2.  Focus on the Learner Points of Need :  By taking Ms. Steed’s initial email with a list of working topics, I was able to use that document as a springboard to open a conversation framed through backwards design.  Consequently, we were able to refine the menu of research questions and build in an open-ended choice option in which students could develop his/her own line of inquiry. The lens of backwards design also helped us determine that it was more important for the students to have starting point for research than to spend time developing search skills that were needed for this kind of research assignment.  While we agreed that developing search skills for using databases to find literary criticism essays was important, we both also felt that given the time constraints  Ms. Steed could not change, we wanted students to spend the bulk of their time actually reading the literary criticism, thinking deeply about those ideas and questioning, and then developing their own analysis and conclusions.  Consequently, we agreed that rather pushing the students into individual databases and having them wallow through the sea of information with no support, I would instead link students to saved searches (hooray for permalinks and bookmarks to saved searches in databases) that I had crafted with certain limiters to give them a meaningful and relevant range of results to browse and read.  While everyone might not agree with our approach, this strategy was one that would still give students the experience of using the databases yet have more time to fully immerse themselves in literary criticism essays.  Like Brian Mathews, I feel that it is more important for librarians to be “pedagogical” partners rather than info-pushers”.  You can see how I designed these springboards on the assignment LibGuide by clicking here.

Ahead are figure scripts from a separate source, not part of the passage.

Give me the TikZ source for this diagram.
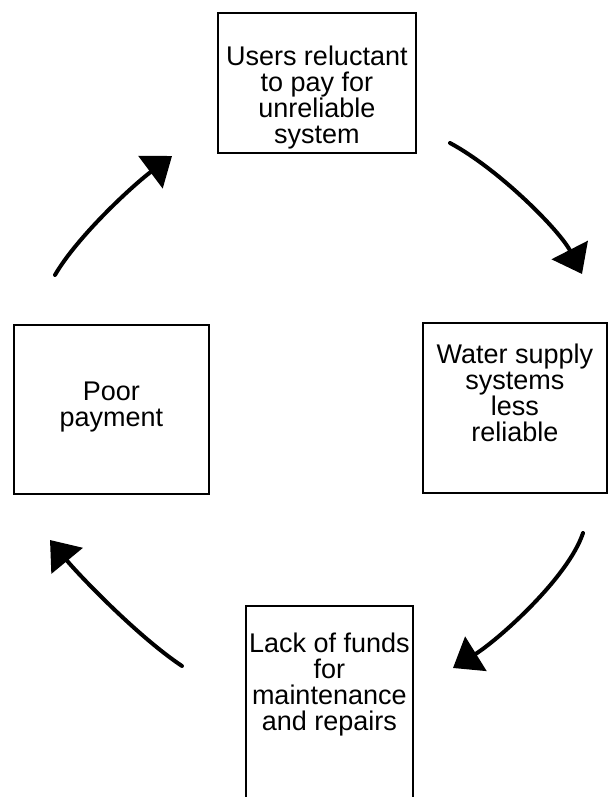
\documentclass[tikz,border=0pt]{standalone}
\usepackage{fontspec}
\setmainfont{Liberation Sans}
\usetikzlibrary{arrows.meta}

\tikzset{
  cyclebox/.style={draw, line width=0.8pt, anchor=north west, align=center,
    inner xsep=0pt, inner ysep=0pt, font=\fontsize{13.5}{13}\selectfont},
  cyclearrow/.style={line width=2pt, line cap=round,
    -{Triangle[length=13.5pt,width=20pt]}}
}

\begin{document}
\begin{tikzpicture}[x=0.5pt,y=-0.5pt]
  \useasboundingbox (0,0) rectangle (608,797);
  \clip (0,0) rectangle (608,797);

  % the four boxes of the cycle
  \node[cyclebox, minimum width=99pt, text height=65.5pt, text depth=4.5pt]
    (users) at (217,12) {Users reluctant\\to pay for\\unreliable\\system};
  \node[cyclebox, minimum width=92pt, text height=59.5pt, text depth=25.5pt]
    (water) at (422,322) {Water supply\\systems\\less\\reliable};
  \node[cyclebox, minimum width=83.5pt, text height=62.5pt, text depth=50pt]
    (funds) at (245,605) {Lack of funds\\for\\maintenance\\and repairs};
  \node[cyclebox, minimum width=97.5pt, text height=51pt, text depth=33.5pt]
    (poor) at (13,324) {Poor\\payment};

  % free ends of the arrows
  \coordinate (users-out) at (450,143);
  \coordinate (water-in)  at (582,274);
  \coordinate (water-out) at (583,533);
  \coordinate (funds-in)  at (453,668);
  \coordinate (funds-out) at (182,666);
  \coordinate (poor-in)   at (50,540);
  \coordinate (poor-out)  at (55,275);
  \coordinate (users-in)  at (172,156);

  \draw[cyclearrow] (users-out) .. controls (500,170) and (560,231) .. (water-in);
  \draw[cyclearrow] (water-out) .. controls (568,578) and (498,640) .. (funds-in);
  \draw[cyclearrow] (funds-out) .. controls (137,636) and (78,574) .. (poor-in);
  \draw[cyclearrow] (poor-out) .. controls (77,237) and (132,186) .. (users-in);
\end{tikzpicture}
\end{document}
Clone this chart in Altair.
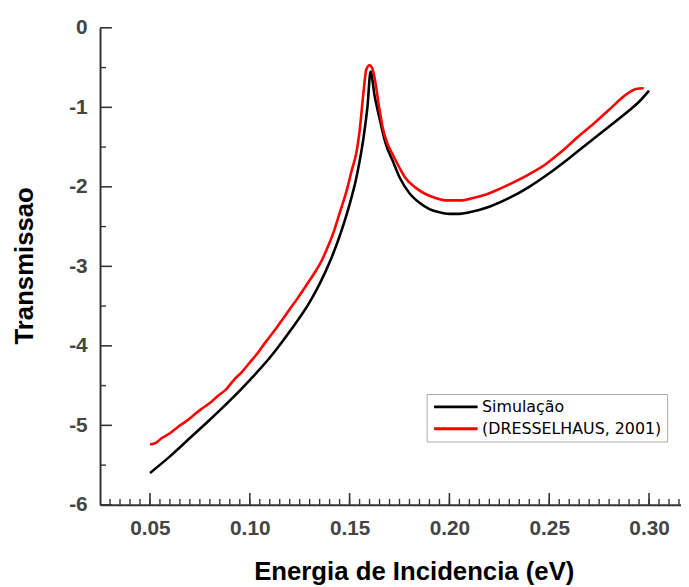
import altair as alt
import pandas as pd

# Simulação (black)
sim_x = [0.050, 0.060, 0.070, 0.080, 0.090, 0.100, 0.110, 0.120, 0.130, 0.135,
         0.140, 0.145, 0.150, 0.153, 0.155, 0.157, 0.159, 0.1605, 0.1625, 0.165,
         0.168, 0.1717, 0.175, 0.180, 0.185, 0.190, 0.195, 0.200, 0.205, 0.210,
         0.220, 0.230, 0.240, 0.250, 0.260, 0.270, 0.280, 0.290, 0.295, 0.300]
sim_y = [-5.60, -5.39, -5.16, -4.93, -4.69, -4.43, -4.15, -3.82, -3.45, -3.22,
         -2.95, -2.62, -2.22, -1.93, -1.68, -1.38, -0.98, -0.55, -0.85, -1.14,
         -1.45, -1.68, -1.88, -2.08, -2.20, -2.28, -2.32, -2.34, -2.34, -2.32,
         -2.25, -2.14, -2.00, -1.83, -1.64, -1.44, -1.24, -1.04, -0.93, -0.79]

# (DRESSELHAUS, 2001) (red)
exp_x = [0.050, 0.053, 0.056, 0.060, 0.064, 0.068, 0.072, 0.076, 0.080, 0.084,
         0.088, 0.092, 0.096, 0.100, 0.104, 0.108, 0.112, 0.116, 0.120, 0.124,
         0.128, 0.132, 0.136, 0.139, 0.142, 0.145, 0.1485, 0.151, 0.1535, 0.155,
         0.1568, 0.1584, 0.160, 0.1615, 0.1626, 0.1645, 0.1667, 0.169, 0.1717, 0.175,
         0.178, 0.183, 0.188, 0.193, 0.198, 0.2064, 0.212, 0.218, 0.223, 0.230,
         0.2394, 0.248, 0.256, 0.264, 0.2725, 0.280, 0.289, 0.2935, 0.2973]
exp_y = [-5.24, -5.22, -5.16, -5.10, -5.02, -4.95, -4.87, -4.79, -4.72, -4.63,
         -4.55, -4.43, -4.33, -4.21, -4.09, -3.95, -3.82, -3.68, -3.54, -3.40,
         -3.25, -3.10, -2.93, -2.76, -2.57, -2.33, -2.05, -1.80, -1.56, -1.30,
         -0.85, -0.52, -0.47, -0.52, -0.64, -0.95, -1.27, -1.46, -1.60, -1.76,
         -1.89, -2.01, -2.09, -2.14, -2.17, -2.17, -2.14, -2.10, -2.05, -1.97,
         -1.85, -1.72, -1.56, -1.38, -1.20, -1.03, -0.83, -0.77, -0.76]

series_names = ["Simulação", "(DRESSELHAUS, 2001)"]
series_colors = ["#000000", "#ff0000"]

x_major = [0.05, 0.10, 0.15, 0.20, 0.25, 0.30]
x_minor = [round(0.025 + 0.005 * i, 3) for i in range(1, 59)]
y_major = [-6, -5, -4, -3, -2, -1, 0]
y_minor = [-5.5, -4.5, -3.5, -2.5, -1.5, -0.5]

X_DOMAIN = [0.025, 0.316]
Y_DOMAIN = [-6, 0]
W, H = 587, 482

df = pd.concat([
    pd.DataFrame({"x": sim_x, "y": sim_y, "s": series_names[0], "o": range(len(sim_x))}),
    pd.DataFrame({"x": exp_x, "y": exp_y, "s": series_names[1], "o": range(len(exp_x))}),
])

xs = alt.Scale(domain=X_DOMAIN, nice=False, zero=False)
ys = alt.Scale(domain=Y_DOMAIN, nice=False, zero=False)

x_axis = alt.Axis(
    title="Energia de Incidencia (eV)", values=x_major, format=".2f",
    ticks=False, tickSize=0, labelPadding=13, grid=False, labelFlush=False,
    labelOverlap=False, titleX=317, titleY=75, titleAlign="center",
    titleBaseline="alphabetic", titleFontSize=26)
y_axis = alt.Axis(
    title="Transmissao", values=y_major, labelExpr="'' + datum.value",
    ticks=False, tickSize=0, labelPadding=13, grid=False, labelFlush=False,
    labelOverlap=False, titleX=-76, titleY=240, titleAlign="center",
    titleBaseline="middle", titleAngle=270, titleFontSize=26)

lines = alt.Chart(df).mark_line(strokeWidth=2.6, interpolate="monotone").encode(
    x=alt.X("x:Q", scale=xs, axis=x_axis),
    y=alt.Y("y:Q", scale=ys, axis=y_axis),
    color=alt.Color("s:N", scale=alt.Scale(domain=series_names, range=series_colors),
                    legend=alt.Legend(title=None, orient="none", legendX=330, legendY=370,
                                      symbolType="M-1,0H7", symbolSize=121,
                                      symbolStrokeWidth=3, labelFont="DejaVu Sans",
                                      labelFontSize=16, labelColor="#000000",
                                      labelOffset=35, labelLimit=400, rowPadding=6,
                                      padding=5, strokeColor="#aaaaaa",
                                      fillColor="#ffffff", cornerRadius=0)),
    order="o:Q",
)

xt_major = alt.Chart(pd.DataFrame({"x": x_major})).mark_rule(color="#333333", strokeWidth=1.6).encode(
    x=alt.X("x:Q", scale=xs, axis=x_axis), y=alt.value(H), y2=alt.value(H - 12))
xt_minor = alt.Chart(pd.DataFrame({"x": x_minor})).mark_rule(color="#333333", strokeWidth=1.4).encode(
    x=alt.X("x:Q", scale=xs, axis=x_axis), y=alt.value(H), y2=alt.value(H - 6))
yt_major = alt.Chart(pd.DataFrame({"y": y_major})).mark_rule(color="#333333", strokeWidth=1.6).encode(
    y=alt.Y("y:Q", scale=ys, axis=y_axis), x=alt.value(0), x2=alt.value(12))
yt_minor = alt.Chart(pd.DataFrame({"y": y_minor})).mark_rule(color="#333333", strokeWidth=1.4).encode(
    y=alt.Y("y:Q", scale=ys, axis=y_axis), x=alt.value(0), x2=alt.value(6))

chart = alt.layer(lines, xt_minor, xt_major, yt_minor, yt_major).properties(
    width=W, height=H,
    autosize=alt.AutoSizeParams(type="none"),
    padding={"left": 93, "top": 17, "right": 0, "bottom": 82},
).configure_view(stroke=None).configure_axis(
    domainColor="#333333", domainWidth=2,
    labelFont="Liberation Sans", labelFontWeight="bold", labelFontSize=21, labelColor="#444444",
    titleFont="Liberation Sans", titleFontWeight="bold", titleColor="#000000",
)

chart.save("out.html", embed_options={"renderer": "svg", "actions": False})
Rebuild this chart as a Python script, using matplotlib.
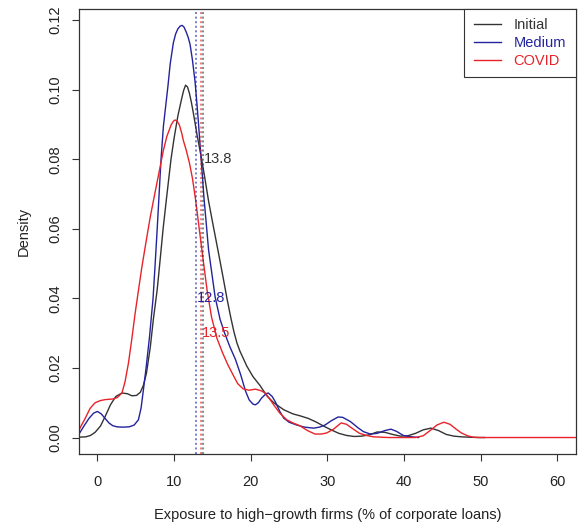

(hat tip to Lauren Pressley for coining the phrase “meeting the learners at their point of need“–it is one I’ve embraced over the last few years!)

3.  Scaffold the Learning Experiences: while I prefer to do instruction face to face, I’m finding that doing so is not always possible in a school of 3600 students and 250+ faculty!  Since Jennifer (my wonderful fellow librarian here at NHS) and I were already committed to face to face instruction with other classes during Ms. Steed’s time frame for the research assignment, I knew they would need scaffolding not only in terms of resources but also through virtual instruction.  I made a checklist of all the kinds of mini-lessons, skills, and processes I would show in a face to face context;  I then proceeded to use our institutional Screencast-O-Matic subscription (which was super affordable) to record video lessons for all of those items on my list (thank you to my friends at ALAO for showing me this awesome tool earlier this year!).  Video topics included:  how to get to the research guide, how to navigate the guide, explanations of how to use the links to the saved searches for each database, and specific instructions for citing different sources in EasyBib; video tutorials were then embedded on the home tab as well as the video tutorial tab of the project LibGuide.   These embedded videos could be shown to the entire class by the teacher and viewed individually as needed by students; they were also helpful for students who might be absent on any given day.

4.  Assessment:  this is the one area that unfortunately, I’ve not yet had the opportunity to participate in although I’m hopeful I’ll be able to take more of an active role in this area since it’s one I feel is important for librarians.   However, in talking with Ms. Steed this week, she reported several positive outcomes as the students conclude their research papers:

  • Students liked the LibGuide and the organizational method we used.
  • Students loved having a starting point of articles yet the flexibility of choosing articles from within that range.
  • Students felt the linked search results helped them successfully choose a topic of interest to them and had the information they needed to develop their analysis.
  • One student reported how excited he was about his topic and how much he was actually enjoying reading literary criticism! (if you have worked with teens, you know this accomplishment is smile-worthy)
  • Through observation and in 1:1 conversations with students, Ms. Steed noted that students were engaging in a higher and more extensive degree of metacognition with the literary criticism essays; she felt the scaffolding strategies we had incorporated through the LibGuides page helped us achieve the goal of students dwelling in those texts and thinking more deliberately.

My hope is that this initial kind of instructional collaboration will lead to future work and design thinking that will help us, in the words of Kristin Fontichiaro, “nudge toward inquiry”and spark additional conversations about teaching and learning that will ultimately impact students in meaningful and positive ways.  By meeting learners–both teachers and students–at the point of need, we can nurture trust and build a climate that invites partnerships to help us identify challenges, wonder and ideate a range of solutions, implement those strategies, and learn from our experiences together.  Even when circumstances are not ideal, I do believe it is possible to open up entry points that can lead to more nuanced ideation, implementation, and assessment if we contextualize collaborative partnerships as a continuum of trust and relationship building, the anchors of libraries that embody participatory culture and learning.  Many thanks to Ms. Steed and her students for these first steps!